__Stated exercise__.
Give the material once more, word for word, without any images.

__Records to process__.
....

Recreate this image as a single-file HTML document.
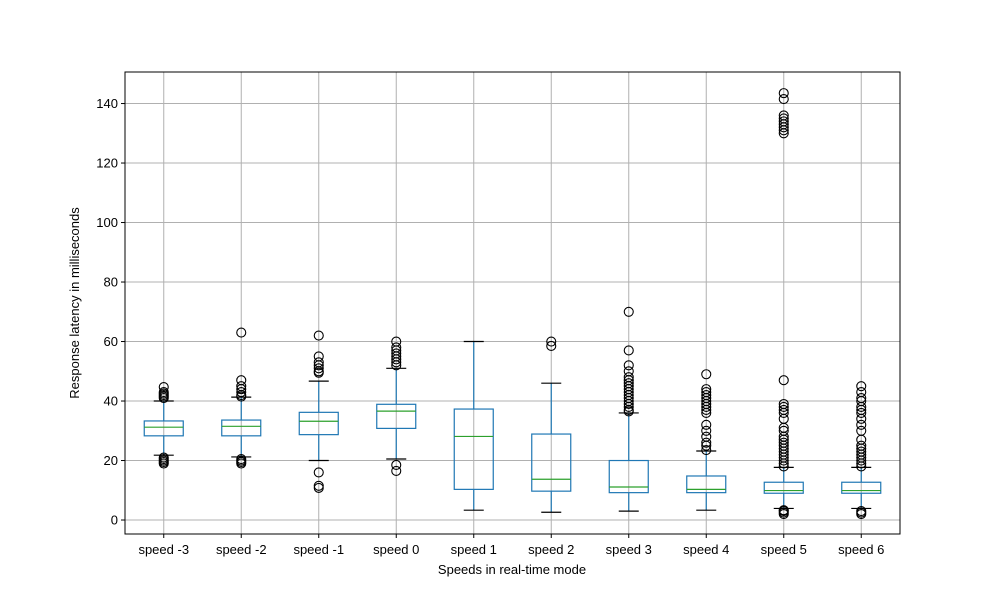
<!DOCTYPE html>
<html><head><meta charset="utf-8"><style>
body{margin:0;background:#fff;}
svg text{font-family:"Liberation Sans","DejaVu Sans",sans-serif;font-size:13px;fill:#000;}
</style></head><body>
<svg id="chart" width="1000" height="600" xmlns="http://www.w3.org/2000/svg">
<rect width="1000" height="600" fill="#fff"/>
<g id="grid"></g>
<g id="boxes"></g>
<rect x="125" y="72" width="775" height="462" fill="none" stroke="#000" stroke-width="1"/>
<g id="axes"></g>
<text x="512" y="574" text-anchor="middle">Speeds in real-time mode</text>
<text transform="translate(79,303) rotate(-90)" text-anchor="middle">Response latency in milliseconds</text>
</svg>
<script>
const categories=["speed -3","speed -2","speed -1","speed 0","speed 1","speed 2","speed 3","speed 4","speed 5","speed 6"];
const q1=[28.3,28.3,28.7,30.8,10.3,9.7,9.2,9.2,9.0,9.0];
const median=[31.2,31.5,33.2,36.6,28.1,13.7,11.1,10.3,9.9,9.9];
const q3=[33.3,33.6,36.2,38.9,37.3,28.9,20.0,14.8,12.7,12.7];
const whiskerLow=[21.8,21.2,20.0,20.5,3.3,2.6,3.0,3.3,3.9,3.9];
const whiskerHigh=[40.0,41.3,46.7,51.0,60.0,46.0,36.0,23.2,17.7,17.7];
const outliers=[
 [19,19.5,20,20.5,21,41,41.5,42,42.5,43,44.7],
 [19,19.5,20,20.5,41.5,42,43,44,45,47,63],
 [10.8,11.5,16,49.5,50,51,52,53,55,62],
 [16.5,18.5,52,53,54,55,56,57,58,60],
 [],
 [58.5,60],
 [36.5,37,38,39,40,41,42,43,44,45,46,47,48,50,52,57,70],
 [23.5,25,26,28,30,32,36,37,38,39,40,41,42,43,44,49],
 [2,2.5,3,3.3,18,19,20,21,22,23,24,25,26,27,28,30,31,34,36,37,38,39,47,130,131,132,133,134,135,136,141.5,143.5],
 [2,2.5,3,18,19,20,21,22,23,24,25,27,30,32,34,36,37,38,40,41,43,45]
];
const yTicks=[0,20,40,60,80,100,120,140];
const NS="http://www.w3.org/2000/svg";
const X0=125,X1=900,Y0=72,Y1=534,YMIN=-4.7,YMAX=150.6;
function yS(v){return Y1-(v-YMIN)/(YMAX-YMIN)*(Y1-Y0);}
function xS(i){return X0+(X1-X0)*(i+0.5)/categories.length;}
function mk(tag,attrs,parent){const e=document.createElementNS(NS,tag);for(const k in attrs)e.setAttribute(k,attrs[k]);parent.appendChild(e);return e;}
const grid=document.getElementById('grid'),boxes=document.getElementById('boxes'),axes=document.getElementById('axes');
yTicks.forEach(t=>{
 const y=yS(t);
 const g=mk('line',{x1:X0,x2:X1,y1:y,y2:y,stroke:'#b0b0b0','stroke-width':1},grid);
 
 
 const tk=mk('line',{x1:X0-4,x2:X0,y1:y,y2:y,stroke:'#000'},axes);
 
 
 const tx=mk('text',{x:X0-7,y:y+4.5,'text-anchor':'end'},axes);
 tx.textContent=t;
 
 
});
categories.forEach((c,i)=>{
 const x=xS(i);
 const g=mk('line',{x1:x,x2:x,y1:Y0,y2:Y1,stroke:'#b0b0b0','stroke-width':1},grid);
 
 
 const tk=mk('line',{x1:x,x2:x,y1:Y1,y2:Y1+4,stroke:'#000'},axes);
 
 
 const tx=mk('text',{x:x,y:Y1+20,'text-anchor':'middle'},axes);
 tx.textContent=c;
 
 
 const grp=mk('g',{},boxes);
 
 
 const hw=19.5,cw=10,blue='#1f77b4';
 mk('line',{x1:x,x2:x,y1:yS(q1[i]),y2:yS(whiskerLow[i]),stroke:blue,'stroke-width':1.2},grp);
 mk('line',{x1:x,x2:x,y1:yS(q3[i]),y2:yS(whiskerHigh[i]),stroke:blue,'stroke-width':1.2},grp);
 mk('line',{x1:x-cw,x2:x+cw,y1:yS(whiskerLow[i]),y2:yS(whiskerLow[i]),stroke:'#000','stroke-width':1.2},grp);
 mk('line',{x1:x-cw,x2:x+cw,y1:yS(whiskerHigh[i]),y2:yS(whiskerHigh[i]),stroke:'#000','stroke-width':1.2},grp);
 mk('rect',{x:x-hw,y:yS(q3[i]),width:2*hw,height:yS(q1[i])-yS(q3[i]),fill:'none',stroke:blue,'stroke-width':1.2},grp);
 mk('line',{x1:x-hw,x2:x+hw,y1:yS(median[i]),y2:yS(median[i]),stroke:'#2ca02c','stroke-width':1.2},grp);
 outliers[i].forEach(v=>{
  const o=mk('circle',{cx:x,cy:yS(v),r:4.5,fill:'none',stroke:'#000','stroke-width':1.1},grp);
  
  
 });
});
</script>
</body></html>
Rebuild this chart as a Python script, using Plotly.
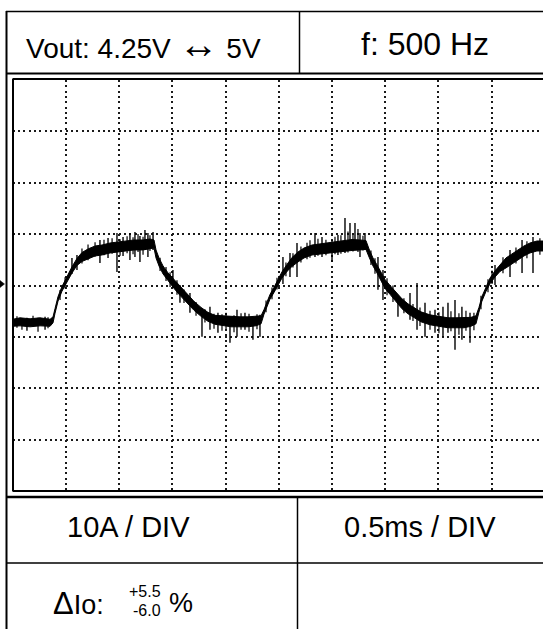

....

__Reply__.
Recreate this image as a single-file HTML document.
<!DOCTYPE html>
<html><head><meta charset="utf-8"><style>
body{margin:0;background:#fff;}
svg text{font-family:"Liberation Sans","DejaVu Sans",sans-serif;font-size:13px;fill:#000;}
</style></head><body>
<svg id="chart" width="1000" height="600" xmlns="http://www.w3.org/2000/svg">
<rect width="1000" height="600" fill="#fff"/>
<g id="grid"></g>
<g id="boxes"></g>
<rect x="125" y="72" width="775" height="462" fill="none" stroke="#000" stroke-width="1"/>
<g id="axes"></g>
<text x="512" y="574" text-anchor="middle">Speeds in real-time mode</text>
<text transform="translate(79,303) rotate(-90)" text-anchor="middle">Response latency in milliseconds</text>
</svg>
<script>
const categories=["speed -3","speed -2","speed -1","speed 0","speed 1","speed 2","speed 3","speed 4","speed 5","speed 6"];
const q1=[28.3,28.3,28.7,30.8,10.3,9.7,9.2,9.2,9.0,9.0];
const median=[31.2,31.5,33.2,36.6,28.1,13.7,11.1,10.3,9.9,9.9];
const q3=[33.3,33.6,36.2,38.9,37.3,28.9,20.0,14.8,12.7,12.7];
const whiskerLow=[21.8,21.2,20.0,20.5,3.3,2.6,3.0,3.3,3.9,3.9];
const whiskerHigh=[40.0,41.3,46.7,51.0,60.0,46.0,36.0,23.2,17.7,17.7];
const outliers=[
 [19,19.5,20,20.5,21,41,41.5,42,42.5,43,44.7],
 [19,19.5,20,20.5,41.5,42,43,44,45,47,63],
 [10.8,11.5,16,49.5,50,51,52,53,55,62],
 [16.5,18.5,52,53,54,55,56,57,58,60],
 [],
 [58.5,60],
 [36.5,37,38,39,40,41,42,43,44,45,46,47,48,50,52,57,70],
 [23.5,25,26,28,30,32,36,37,38,39,40,41,42,43,44,49],
 [2,2.5,3,3.3,18,19,20,21,22,23,24,25,26,27,28,30,31,34,36,37,38,39,47,130,131,132,133,134,135,136,141.5,143.5],
 [2,2.5,3,18,19,20,21,22,23,24,25,27,30,32,34,36,37,38,40,41,43,45]
];
const yTicks=[0,20,40,60,80,100,120,140];
const NS="http://www.w3.org/2000/svg";
const X0=125,X1=900,Y0=72,Y1=534,YMIN=-4.7,YMAX=150.6;
function yS(v){return Y1-(v-YMIN)/(YMAX-YMIN)*(Y1-Y0);}
function xS(i){return X0+(X1-X0)*(i+0.5)/categories.length;}
function mk(tag,attrs,parent){const e=document.createElementNS(NS,tag);for(const k in attrs)e.setAttribute(k,attrs[k]);parent.appendChild(e);return e;}
const grid=document.getElementById('grid'),boxes=document.getElementById('boxes'),axes=document.getElementById('axes');
yTicks.forEach(t=>{
 const y=yS(t);
 const g=mk('line',{x1:X0,x2:X1,y1:y,y2:y,stroke:'#b0b0b0','stroke-width':1},grid);
 
 
 const tk=mk('line',{x1:X0-4,x2:X0,y1:y,y2:y,stroke:'#000'},axes);
 
 
 const tx=mk('text',{x:X0-7,y:y+4.5,'text-anchor':'end'},axes);
 tx.textContent=t;
 
 
});
categories.forEach((c,i)=>{
 const x=xS(i);
 const g=mk('line',{x1:x,x2:x,y1:Y0,y2:Y1,stroke:'#b0b0b0','stroke-width':1},grid);
 
 
 const tk=mk('line',{x1:x,x2:x,y1:Y1,y2:Y1+4,stroke:'#000'},axes);
 
 
 const tx=mk('text',{x:x,y:Y1+20,'text-anchor':'middle'},axes);
 tx.textContent=c;
 
 
 const grp=mk('g',{},boxes);
 
 
 const hw=19.5,cw=10,blue='#1f77b4';
 mk('line',{x1:x,x2:x,y1:yS(q1[i]),y2:yS(whiskerLow[i]),stroke:blue,'stroke-width':1.2},grp);
 mk('line',{x1:x,x2:x,y1:yS(q3[i]),y2:yS(whiskerHigh[i]),stroke:blue,'stroke-width':1.2},grp);
 mk('line',{x1:x-cw,x2:x+cw,y1:yS(whiskerLow[i]),y2:yS(whiskerLow[i]),stroke:'#000','stroke-width':1.2},grp);
 mk('line',{x1:x-cw,x2:x+cw,y1:yS(whiskerHigh[i]),y2:yS(whiskerHigh[i]),stroke:'#000','stroke-width':1.2},grp);
 mk('rect',{x:x-hw,y:yS(q3[i]),width:2*hw,height:yS(q1[i])-yS(q3[i]),fill:'none',stroke:blue,'stroke-width':1.2},grp);
 mk('line',{x1:x-hw,x2:x+hw,y1:yS(median[i]),y2:yS(median[i]),stroke:'#2ca02c','stroke-width':1.2},grp);
 outliers[i].forEach(v=>{
  const o=mk('circle',{cx:x,cy:yS(v),r:4.5,fill:'none',stroke:'#000','stroke-width':1.1},grp);
  
  
 });
});
</script>
</body></html>
Rebuild this chart as a Python script, using Plotly.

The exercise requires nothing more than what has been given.